Directions:
Each line of the listing must be transcribed exactly, except for the images, which should be excluded.

Data extract:
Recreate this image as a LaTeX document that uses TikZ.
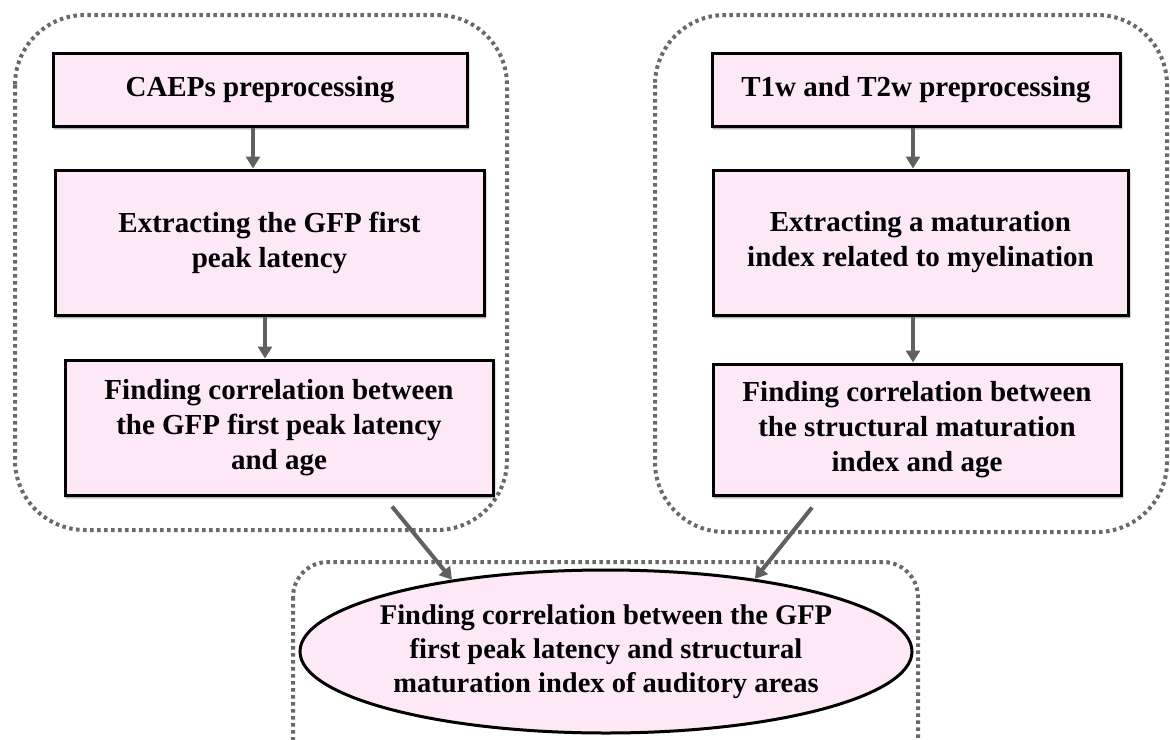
\documentclass[tikz,border=0pt]{standalone}
\usepackage{fontspec}
\setmainfont{Liberation Serif}
\usetikzlibrary{arrows.meta,shapes.geometric,shadows.blur}
\definecolor{boxpink}{RGB}{252,233,245}
\definecolor{linkgray}{RGB}{96,96,96}
\definecolor{groupgray}{RGB}{105,105,105}
\tikzset{
  stepbox/.style={draw=black, line width=3pt, fill=boxpink, inner sep=0pt,
    align=center, font=\fontsize{29}{35}\selectfont\bfseries,
    blur shadow={shadow xshift=1.5pt, shadow yshift=-2.5pt, shadow blur steps=6,
      shadow blur radius=2pt, shadow opacity=50}},
  finalbox/.style={ellipse, draw=black, line width=3pt, fill=boxpink,
    inner xsep=-30pt, inner ysep=0pt,
    align=center, font=\fontsize{28.5}{34}\selectfont\bfseries},
  link/.style={draw=linkgray, line width=4pt, -{Triangle[length=12pt,width=14pt]}},
  group/.style={draw=groupgray, line width=4pt, dash pattern=on 3.5pt off 3.5pt}
}
\begin{document}
\begin{tikzpicture}[x=1pt,y=-1pt]
\useasboundingbox (0,0) rectangle (1170,739);

% dotted grouping frames
\draw[group, rounded corners=70pt] (15,15) rectangle (507,530);
\draw[group, rounded corners=70pt] (655,15) rectangle (1167,532);
\draw[group, rounded corners=35pt] (293,562) rectangle (918,790);

% left pipeline: CAEPs
\node[stepbox, minimum width=414pt, minimum height=73pt] (L1) at (260,89.5)
  {CAEPs preprocessing};
\node[stepbox, minimum width=429pt, minimum height=145pt] (L2) at (269.5,242.5)
  {Extracting the GFP first\\peak latency};
\node[stepbox, minimum width=428pt, minimum height=135pt] (L3) at (279,427.5)
  {Finding correlation between\\the GFP first peak latency\\and age};

% right pipeline: MRI
\node[stepbox, minimum width=408pt, minimum height=73pt] (R1) at (916,89.5)
  {T1w and T2w preprocessing};
\node[stepbox, minimum width=415pt, minimum height=145pt] (R2) at (920.5,242.5)
  {Extracting a maturation\\index related to myelination};
\node[stepbox, minimum width=408pt, minimum height=131pt] (R3) at (917,429.5)
  {Finding correlation between\\the structural maturation\\index and age};

% combined analysis
\node[finalbox, minimum width=612pt, minimum height=163pt] (E) at (606,651.5)
  {Finding correlation between the GFP\\first peak latency and structural\\maturation index of auditory areas};

% connectors
\draw[link] ([xshift=-7pt]L1.south) -- ([xshift=-16.5pt]L2.north);
\draw[link] ([xshift=-4.5pt]L2.south) -- ([xshift=-14pt]L3.north);
\draw[link] ([xshift=-3pt]R1.south) -- ([xshift=-7.5pt]R2.north);
\draw[link] ([xshift=-7.5pt]R2.south) -- ([xshift=-4pt]R3.north);

\coordinate (lfrom) at ([shift={(113,10)}]L3.south);
\coordinate (rfrom) at ([shift={(-105,11)}]R3.south);
\draw[link] (lfrom) -- (E.155);
\draw[link] (rfrom) -- (E.26);
\end{tikzpicture}
\end{document}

Task output:
Recreate this image as a LaTeX document that uses TikZ.
\documentclass[tikz,border=0pt]{standalone}
\usepackage{fontspec}
\setmainfont{Liberation Serif}
\usetikzlibrary{arrows.meta,shapes.geometric,shadows.blur}
\definecolor{boxpink}{RGB}{252,233,245}
\definecolor{linkgray}{RGB}{96,96,96}
\definecolor{groupgray}{RGB}{105,105,105}
\tikzset{
  stepbox/.style={draw=black, line width=3pt, fill=boxpink, inner sep=0pt,
    align=center, font=\fontsize{29}{35}\selectfont\bfseries,
    blur shadow={shadow xshift=1.5pt, shadow yshift=-2.5pt, shadow blur steps=6,
      shadow blur radius=2pt, shadow opacity=50}},
  finalbox/.style={ellipse, draw=black, line width=3pt, fill=boxpink,
    inner xsep=-30pt, inner ysep=0pt,
    align=center, font=\fontsize{28.5}{34}\selectfont\bfseries},
  link/.style={draw=linkgray, line width=4pt, -{Triangle[length=12pt,width=14pt]}},
  group/.style={draw=groupgray, line width=4pt, dash pattern=on 3.5pt off 3.5pt}
}
\begin{document}
\begin{tikzpicture}[x=1pt,y=-1pt]
\useasboundingbox (0,0) rectangle (1170,739);

% dotted grouping frames
\draw[group, rounded corners=70pt] (15,15) rectangle (507,530);
\draw[group, rounded corners=70pt] (655,15) rectangle (1167,532);
\draw[group, rounded corners=35pt] (293,562) rectangle (918,790);

% left pipeline: CAEPs
\node[stepbox, minimum width=414pt, minimum height=73pt] (L1) at (260,89.5)
  {CAEPs preprocessing};
\node[stepbox, minimum width=429pt, minimum height=145pt] (L2) at (269.5,242.5)
  {Extracting the GFP first\\peak latency};
\node[stepbox, minimum width=428pt, minimum height=135pt] (L3) at (279,427.5)
  {Finding correlation between\\the GFP first peak latency\\and age};

% right pipeline: MRI
\node[stepbox, minimum width=408pt, minimum height=73pt] (R1) at (916,89.5)
  {T1w and T2w preprocessing};
\node[stepbox, minimum width=415pt, minimum height=145pt] (R2) at (920.5,242.5)
  {Extracting a maturation\\index related to myelination};
\node[stepbox, minimum width=408pt, minimum height=131pt] (R3) at (917,429.5)
  {Finding correlation between\\the structural maturation\\index and age};

% combined analysis
\node[finalbox, minimum width=612pt, minimum height=163pt] (E) at (606,651.5)
  {Finding correlation between the GFP\\first peak latency and structural\\maturation index of auditory areas};

% connectors
\draw[link] ([xshift=-7pt]L1.south) -- ([xshift=-16.5pt]L2.north);
\draw[link] ([xshift=-4.5pt]L2.south) -- ([xshift=-14pt]L3.north);
\draw[link] ([xshift=-3pt]R1.south) -- ([xshift=-7.5pt]R2.north);
\draw[link] ([xshift=-7.5pt]R2.south) -- ([xshift=-4pt]R3.north);

\coordinate (lfrom) at ([shift={(113,10)}]L3.south);
\coordinate (rfrom) at ([shift={(-105,11)}]R3.south);
\draw[link] (lfrom) -- (E.155);
\draw[link] (rfrom) -- (E.26);
\end{tikzpicture}
\end{document}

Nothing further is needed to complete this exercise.